In Korean and some Japanese Zen schools (and Chan in the Chinese tradition) koans are riddles used by teachers who fear that their students are captured and distracted by talk, by spoken words and by the monologic chatter that occurs in the mind. These, for Rumi too, create dualities, unrealistic divisions and unwelcome definitions that impede a clear perception of God and His love.

Am I looking for you or you for me?
The question is wrong.
As long as I keep using two pronouns
I am this in-between, two-headed thing.

Then is Man the same as God? I think not. By overcoming nafs, the successful adept sheds Self to become as transparent as a lens, Rumi says, so that God and His works are reflected wholly, for as Meister Johannes Eckhart, O.P. (1260 to 1328 AD) remarked, “every creature is a word of God.” Sufis delight in crafting metaphors that are mistakenly called blasphemous or pantheistic: a Sufi poet may refer to being drunk on wine but he may be alluding to transcendental abandon (Masti in Persian, but no reference to this writer). For Rumi, dissolving one’s self into love of God is to discover one’s own, created nature – and true joy.

Break open your personal self
to taste the story of your nutmeat soul.

Thomas Merton (coincidentally, a friend and classmate of conservative writer Ralph de Toledano at Columbia University) compared Zen attitudes toward silence and clear perception with his own Trappist vocation in his “Zen and the Birds of Appetite.” For Rumi too, silence is one of the best ways in which to hear the soft-spoken voice of God.

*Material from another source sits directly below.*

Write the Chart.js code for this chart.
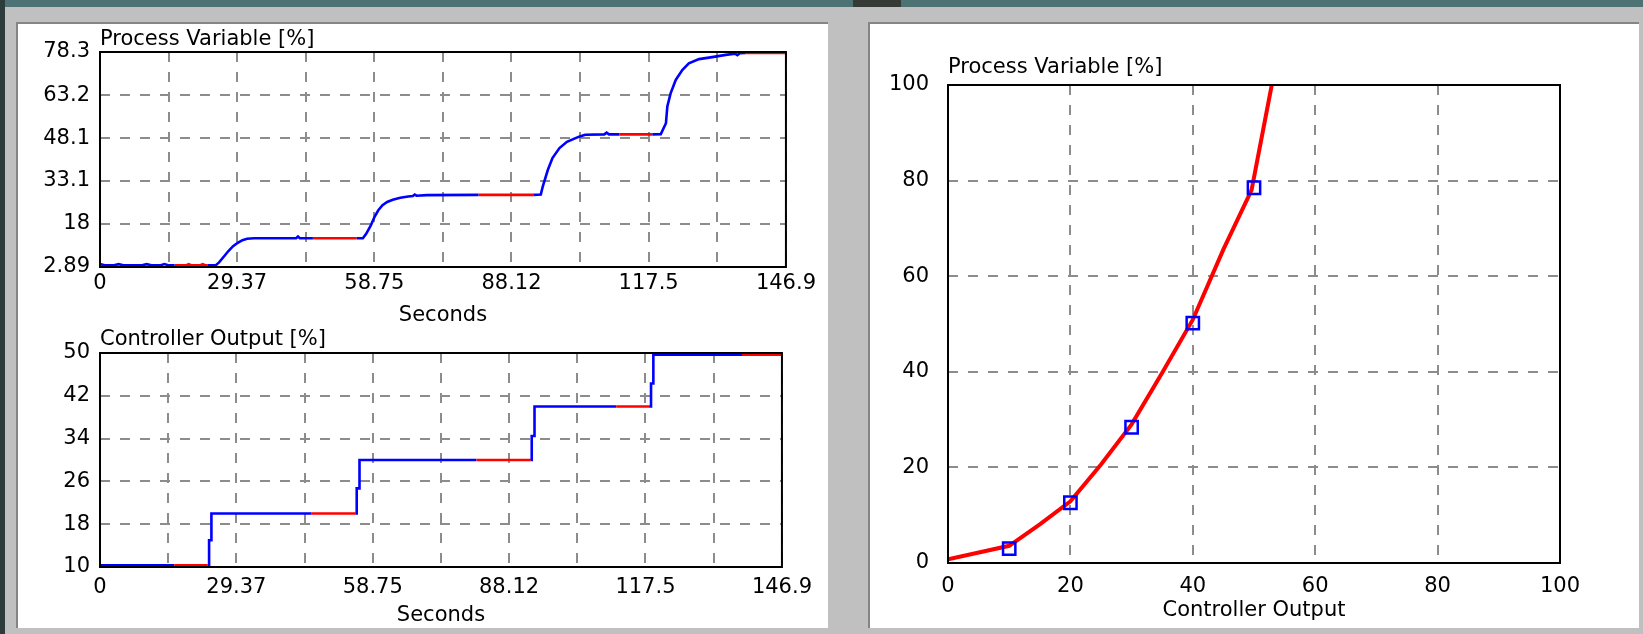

I used to want buyers for my words,
Now I wish someone would buy me away from words.
…Only love.
Only the holder the flag fits into,
And wind. No flag.

For the accomplished Sufi mystic, the goal is fana or annihilation, shedding selfishness, and mind-chatter to dissolve into (at least temporary) communion with the Beloved who pines for us even more than we may long for Him.

Someone said, “there is no dervish, or if there is a dervish,
the dervish is not there.”
Look at a candle flame in bright noon sunlight…
but its light has become completely mixed
with the sun.
That candlelight you can’t find
is what is left of a dervish.

Sufis gather annually at Rumi’s grave in Konya to celebrate with song and prayer, with poetry, dance, and feasting, not his birthday but rather “the Master’s Wedding Day”the day on which he died and was finally reunited with his Beloved. His funeral was attended by Christian and Jewish leaders who welcomed his open-hearted beliefs, and today his non-denominationalism is but one of his attractions to Muslims and non-Muslims worldwide.

So, the saki, or cup-bearer, has put away the bottles, locked up the tavern, and gone home for the night, leaving you two alone in the empty, darkened street when the Master poses his riddle: “I am drunk and you are crazy, so who will take us home?”

Whether he means drunk on wine or mad with love of the Divine, he does not say; nor does he explain if he means a house of brick or your permanent home outside of Time. Rumi does not even bother to answer the riddle for he does not need to. He understands that you know the answer already.

God, who loves us completely, will see us home.

Note on translations: those in italics are from “Rumi Poems,” the Everyman anthology selected by Peter Washington. The famous riddle is doubtless identifiable but provided by an Afghan friend. The rest is from “The Essential Rumi” translated by the American poet Coleman Barks. Barks is said by some to be more improvisational and less literal than, say, Cambridge’s great R.A. Nicholson (1868 to 1945), but Barks replies that Rumi’s Persian is so rich and layered with meaning that ten different translations could be distilled from the same passage: I find Barks the most rewarding.

This essay first appeared here in April 2011.